JMS’s latest series for Image, illustrated by Gordon Purcell, is a low-energy, poorly executed dose of non-superheroics that never gets off the ground.
Now I’m not really the superhero guy (or gal) round these parts. However, like a lot of us, some of my formative comics experiences were accompanied by the twang of spandex, and I’m still happy to see new issues of Hawkguy and Astro City.
However, Protectors Inc., released through Image by J Michael Straczynski’s Joe’s Comics imprint – “WHERE IT’S ALWAYS FIVE MINUTES TO MIDNIGHT”, apparently – is as poor a book as I can remember reading from the publisher.
It’s sort-of-protagonist seems to be Detective John Riley, who thrills us initially as an expert witness in the courtroom, describing the minutiae of forensic evidence, and whose main dramatic need, as set up in this issue, is wishing it would start raining.
As he drifts off to sleep back at his apartment, Riley obligingly recalls for us the world-changer that sets up Protectors Inc: an unspecified space object that plunged onto France in 1944 and left a GI with superhuman powers.

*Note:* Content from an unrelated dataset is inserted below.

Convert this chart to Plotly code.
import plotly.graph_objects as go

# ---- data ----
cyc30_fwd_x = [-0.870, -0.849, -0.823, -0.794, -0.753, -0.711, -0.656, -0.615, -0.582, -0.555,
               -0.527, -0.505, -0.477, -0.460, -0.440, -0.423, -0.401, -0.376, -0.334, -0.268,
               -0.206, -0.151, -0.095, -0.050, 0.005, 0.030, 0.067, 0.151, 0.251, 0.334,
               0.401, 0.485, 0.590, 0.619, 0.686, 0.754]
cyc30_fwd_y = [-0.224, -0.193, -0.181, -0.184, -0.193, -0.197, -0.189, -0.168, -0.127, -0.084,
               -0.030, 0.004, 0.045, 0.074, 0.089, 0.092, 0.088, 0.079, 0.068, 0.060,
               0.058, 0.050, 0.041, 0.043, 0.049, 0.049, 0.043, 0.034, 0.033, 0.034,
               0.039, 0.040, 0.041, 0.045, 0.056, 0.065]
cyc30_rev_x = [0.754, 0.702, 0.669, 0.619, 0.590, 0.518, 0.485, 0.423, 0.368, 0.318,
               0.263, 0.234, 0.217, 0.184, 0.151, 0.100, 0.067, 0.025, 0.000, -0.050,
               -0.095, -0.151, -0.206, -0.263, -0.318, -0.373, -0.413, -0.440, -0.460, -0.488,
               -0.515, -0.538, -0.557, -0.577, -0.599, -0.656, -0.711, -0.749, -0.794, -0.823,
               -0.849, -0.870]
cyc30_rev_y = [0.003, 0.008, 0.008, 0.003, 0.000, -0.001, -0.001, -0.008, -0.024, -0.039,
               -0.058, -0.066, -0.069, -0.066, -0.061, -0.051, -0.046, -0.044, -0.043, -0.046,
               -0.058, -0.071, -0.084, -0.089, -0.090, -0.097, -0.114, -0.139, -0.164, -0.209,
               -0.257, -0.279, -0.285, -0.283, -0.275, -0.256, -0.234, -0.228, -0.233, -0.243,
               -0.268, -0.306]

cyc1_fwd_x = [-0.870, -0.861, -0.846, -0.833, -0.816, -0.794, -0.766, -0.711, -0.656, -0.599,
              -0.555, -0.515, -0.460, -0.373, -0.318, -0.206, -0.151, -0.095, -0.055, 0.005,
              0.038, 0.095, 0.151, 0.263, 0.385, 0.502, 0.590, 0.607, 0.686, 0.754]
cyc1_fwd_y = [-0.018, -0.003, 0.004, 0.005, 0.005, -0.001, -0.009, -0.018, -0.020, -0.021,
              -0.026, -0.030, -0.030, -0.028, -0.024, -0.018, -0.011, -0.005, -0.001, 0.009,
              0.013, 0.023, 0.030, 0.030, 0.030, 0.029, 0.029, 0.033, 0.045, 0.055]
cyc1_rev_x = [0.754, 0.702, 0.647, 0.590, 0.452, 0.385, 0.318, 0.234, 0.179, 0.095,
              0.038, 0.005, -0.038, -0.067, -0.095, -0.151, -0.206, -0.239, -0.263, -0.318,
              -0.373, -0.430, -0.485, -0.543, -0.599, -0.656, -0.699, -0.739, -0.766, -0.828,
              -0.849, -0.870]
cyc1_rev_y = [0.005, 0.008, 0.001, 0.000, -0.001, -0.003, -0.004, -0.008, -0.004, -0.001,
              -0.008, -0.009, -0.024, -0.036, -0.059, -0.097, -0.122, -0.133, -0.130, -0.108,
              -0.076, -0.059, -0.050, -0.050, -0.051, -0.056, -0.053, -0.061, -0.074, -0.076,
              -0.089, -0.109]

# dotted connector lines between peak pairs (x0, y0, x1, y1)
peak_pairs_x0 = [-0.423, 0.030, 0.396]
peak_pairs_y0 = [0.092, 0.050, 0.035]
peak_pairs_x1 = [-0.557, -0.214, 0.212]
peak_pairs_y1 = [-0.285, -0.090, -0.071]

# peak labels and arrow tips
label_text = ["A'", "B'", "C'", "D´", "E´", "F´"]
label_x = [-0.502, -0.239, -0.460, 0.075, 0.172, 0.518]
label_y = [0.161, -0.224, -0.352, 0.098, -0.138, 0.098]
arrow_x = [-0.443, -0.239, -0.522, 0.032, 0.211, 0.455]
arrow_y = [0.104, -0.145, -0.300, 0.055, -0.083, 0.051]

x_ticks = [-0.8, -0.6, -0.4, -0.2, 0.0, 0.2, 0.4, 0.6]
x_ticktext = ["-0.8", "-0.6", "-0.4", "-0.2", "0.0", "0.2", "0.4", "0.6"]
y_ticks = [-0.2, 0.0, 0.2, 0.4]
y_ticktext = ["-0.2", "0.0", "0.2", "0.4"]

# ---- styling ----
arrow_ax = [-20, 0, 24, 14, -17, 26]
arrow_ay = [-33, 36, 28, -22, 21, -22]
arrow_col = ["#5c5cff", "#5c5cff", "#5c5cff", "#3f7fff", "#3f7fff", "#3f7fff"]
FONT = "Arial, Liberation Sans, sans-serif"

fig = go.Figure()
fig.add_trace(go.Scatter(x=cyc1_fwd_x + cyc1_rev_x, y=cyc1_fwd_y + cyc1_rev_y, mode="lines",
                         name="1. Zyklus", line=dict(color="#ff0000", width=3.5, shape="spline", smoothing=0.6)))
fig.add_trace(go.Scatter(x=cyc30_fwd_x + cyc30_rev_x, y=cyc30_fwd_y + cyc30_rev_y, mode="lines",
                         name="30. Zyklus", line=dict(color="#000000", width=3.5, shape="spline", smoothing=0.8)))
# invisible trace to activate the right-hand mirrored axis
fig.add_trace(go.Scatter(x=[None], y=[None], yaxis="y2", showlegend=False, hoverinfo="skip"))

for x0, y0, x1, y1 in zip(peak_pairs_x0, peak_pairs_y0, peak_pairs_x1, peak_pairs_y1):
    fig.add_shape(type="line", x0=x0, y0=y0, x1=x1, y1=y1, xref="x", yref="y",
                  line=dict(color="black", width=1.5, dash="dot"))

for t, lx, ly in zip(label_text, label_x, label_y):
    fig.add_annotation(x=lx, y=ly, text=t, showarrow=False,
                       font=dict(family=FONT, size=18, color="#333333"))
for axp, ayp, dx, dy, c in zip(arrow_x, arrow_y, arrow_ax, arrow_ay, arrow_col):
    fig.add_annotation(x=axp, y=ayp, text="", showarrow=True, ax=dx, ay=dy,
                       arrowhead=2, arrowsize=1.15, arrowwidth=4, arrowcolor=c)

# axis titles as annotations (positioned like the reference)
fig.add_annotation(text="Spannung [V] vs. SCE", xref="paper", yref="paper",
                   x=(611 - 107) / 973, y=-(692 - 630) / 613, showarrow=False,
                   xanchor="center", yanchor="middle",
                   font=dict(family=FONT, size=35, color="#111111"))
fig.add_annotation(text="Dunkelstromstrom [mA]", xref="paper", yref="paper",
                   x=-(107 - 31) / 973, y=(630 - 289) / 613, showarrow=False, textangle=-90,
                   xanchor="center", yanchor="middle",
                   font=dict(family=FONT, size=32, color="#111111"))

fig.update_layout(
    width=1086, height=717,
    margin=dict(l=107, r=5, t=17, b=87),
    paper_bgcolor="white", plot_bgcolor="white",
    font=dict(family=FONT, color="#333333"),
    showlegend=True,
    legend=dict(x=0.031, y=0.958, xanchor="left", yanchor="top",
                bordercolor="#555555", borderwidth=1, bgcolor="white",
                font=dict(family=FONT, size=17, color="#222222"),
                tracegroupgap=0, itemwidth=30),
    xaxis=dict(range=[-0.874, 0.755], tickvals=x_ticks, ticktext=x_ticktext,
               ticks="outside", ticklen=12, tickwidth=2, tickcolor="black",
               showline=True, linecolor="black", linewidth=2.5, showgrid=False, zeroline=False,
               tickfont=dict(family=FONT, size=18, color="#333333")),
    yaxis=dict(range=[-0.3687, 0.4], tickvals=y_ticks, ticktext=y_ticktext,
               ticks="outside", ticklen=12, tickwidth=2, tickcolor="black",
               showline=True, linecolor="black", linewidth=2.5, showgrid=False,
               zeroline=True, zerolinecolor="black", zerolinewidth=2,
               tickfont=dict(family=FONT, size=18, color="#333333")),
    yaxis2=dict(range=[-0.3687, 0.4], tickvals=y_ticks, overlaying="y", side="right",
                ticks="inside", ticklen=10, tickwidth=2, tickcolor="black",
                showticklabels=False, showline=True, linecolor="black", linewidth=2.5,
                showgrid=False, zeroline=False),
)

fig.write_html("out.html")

Before sliding into the land of nod, Riley manages to let us know that around 50 rich Americans also subsequently developed powers, all of which were apparently used for good. Until, that is, the superfolks went corporate as ‘Protectors Inc’ and it became all about the money.
However, it turns out that life for the superfolks is a bit like the pro-wrestling circuit: with no supervillains to deal with, they have the occasional meaningless rumble with each other, “all for show”, and coin it in from the merchandise.

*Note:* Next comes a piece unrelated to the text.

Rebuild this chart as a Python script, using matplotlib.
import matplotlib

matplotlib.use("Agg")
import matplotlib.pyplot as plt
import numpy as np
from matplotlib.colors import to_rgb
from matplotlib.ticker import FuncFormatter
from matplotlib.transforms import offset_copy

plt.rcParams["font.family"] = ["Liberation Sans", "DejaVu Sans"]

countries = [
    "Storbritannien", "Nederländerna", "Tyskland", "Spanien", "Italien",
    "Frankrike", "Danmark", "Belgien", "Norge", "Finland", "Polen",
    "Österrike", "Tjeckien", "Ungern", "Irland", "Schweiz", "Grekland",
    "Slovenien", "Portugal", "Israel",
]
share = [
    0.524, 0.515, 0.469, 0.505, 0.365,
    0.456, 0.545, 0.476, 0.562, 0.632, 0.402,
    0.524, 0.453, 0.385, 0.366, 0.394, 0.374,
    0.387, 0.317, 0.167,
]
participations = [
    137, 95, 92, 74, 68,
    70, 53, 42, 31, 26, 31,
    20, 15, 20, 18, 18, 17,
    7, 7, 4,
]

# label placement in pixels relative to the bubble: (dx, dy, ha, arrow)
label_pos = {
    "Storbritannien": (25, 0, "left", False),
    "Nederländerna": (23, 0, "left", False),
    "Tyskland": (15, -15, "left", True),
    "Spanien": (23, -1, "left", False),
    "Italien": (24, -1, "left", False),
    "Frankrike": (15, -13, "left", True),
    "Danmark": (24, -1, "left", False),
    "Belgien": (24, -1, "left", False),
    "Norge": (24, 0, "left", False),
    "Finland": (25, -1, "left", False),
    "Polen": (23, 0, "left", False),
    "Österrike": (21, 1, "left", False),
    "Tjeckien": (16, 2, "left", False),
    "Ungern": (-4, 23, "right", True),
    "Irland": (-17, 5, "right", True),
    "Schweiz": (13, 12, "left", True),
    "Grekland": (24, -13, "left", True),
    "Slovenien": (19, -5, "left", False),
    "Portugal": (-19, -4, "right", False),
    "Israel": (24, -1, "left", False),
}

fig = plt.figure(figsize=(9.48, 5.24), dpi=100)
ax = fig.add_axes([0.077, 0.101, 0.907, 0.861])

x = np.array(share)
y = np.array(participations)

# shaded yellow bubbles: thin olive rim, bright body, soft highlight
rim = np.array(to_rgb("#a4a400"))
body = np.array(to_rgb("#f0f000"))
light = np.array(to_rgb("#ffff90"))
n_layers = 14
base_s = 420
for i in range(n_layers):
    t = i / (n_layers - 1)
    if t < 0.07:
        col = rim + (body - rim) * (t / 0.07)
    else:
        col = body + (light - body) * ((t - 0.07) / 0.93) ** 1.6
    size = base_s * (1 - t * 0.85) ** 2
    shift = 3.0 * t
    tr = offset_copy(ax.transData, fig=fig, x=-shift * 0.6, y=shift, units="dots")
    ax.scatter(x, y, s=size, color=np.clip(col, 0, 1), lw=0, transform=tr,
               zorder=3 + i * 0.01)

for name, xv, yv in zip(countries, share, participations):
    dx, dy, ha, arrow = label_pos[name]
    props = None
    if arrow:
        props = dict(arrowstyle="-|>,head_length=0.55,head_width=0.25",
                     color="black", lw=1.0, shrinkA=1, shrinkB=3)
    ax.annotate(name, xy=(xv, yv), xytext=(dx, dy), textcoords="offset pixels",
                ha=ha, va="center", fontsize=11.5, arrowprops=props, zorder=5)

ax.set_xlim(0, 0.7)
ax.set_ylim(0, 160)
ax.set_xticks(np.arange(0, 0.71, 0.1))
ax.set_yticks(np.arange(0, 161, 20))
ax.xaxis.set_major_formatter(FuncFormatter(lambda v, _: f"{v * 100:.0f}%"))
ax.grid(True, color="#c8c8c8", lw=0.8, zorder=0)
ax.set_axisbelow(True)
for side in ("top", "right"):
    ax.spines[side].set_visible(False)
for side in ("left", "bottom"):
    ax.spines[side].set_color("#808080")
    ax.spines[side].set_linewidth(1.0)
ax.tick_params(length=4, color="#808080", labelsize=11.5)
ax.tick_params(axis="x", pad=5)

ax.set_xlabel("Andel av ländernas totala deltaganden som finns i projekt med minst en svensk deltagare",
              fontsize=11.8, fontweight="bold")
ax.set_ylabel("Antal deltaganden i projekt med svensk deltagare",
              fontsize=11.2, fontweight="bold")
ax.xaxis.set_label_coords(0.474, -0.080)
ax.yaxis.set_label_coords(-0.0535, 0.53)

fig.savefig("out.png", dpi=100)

So neither our protagonist nor the cast of superhumans who form the backdrop of what should be a remarkable world have nothing much to do. The only thing approaching a mystery is the disappearance in a flash of of two thinly sketched characters at the beginning and the end of the issue.
If that synopsis doesn’t sound promising, it’s not helped any by the poor execution of the book. JMS’s overwritten script relies heavily on studiedly ‘pithy’ dialogue and some chewy first-person narration, while artist Gordon Purcell creates some baffling anatomy; in a ‘dynamic’ double-page spread of a superteam, one of the heroes – Mr America – hops boldly into battle, having apparently lost one leg from the knee down. Behind him, a team-mate seems to have a gloved hand growing out of his shoulder. (And judging from the rest of the book, I’d say they’re not supposed to be setting a bold precedent for superheroes with disabilities.) Sadly, none of this is helped by Michael Atiyeh’s jarring colouring.

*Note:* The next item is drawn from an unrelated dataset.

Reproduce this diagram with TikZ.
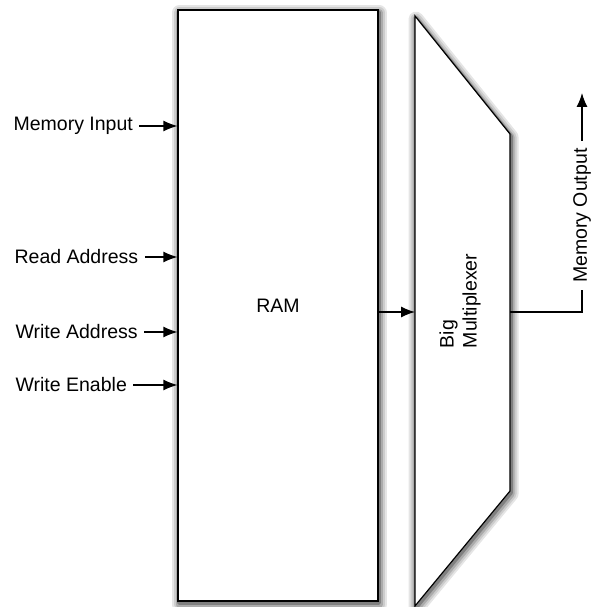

JMS clearly has a great many fans, but this really is a poor effort on any level. He doesn’t help matters with his jovial ‘Joe’s Counter’ editorial chat at the end: “Some said it couldn’t be done. Some said it shouldn’t be done.” #AskingForIt
For a while I was even hoping that the creaky script and misjudged art might be a deliberate attempt to recall the naive innocence of superheroes past, but if you’re looking for cheesy retro-style action, it’s easier than ever to go back to the source – and to find material that’s delivered with considerably more aptitude, care and charm than this.
Even with the offer of a FREE AUDIO VERSION and the tantalising promise that #2 will see Riley employ a scantily clad young female concrete sniffer to help his investigation into when it might start raining, I’ll be sticking with Astro City for now.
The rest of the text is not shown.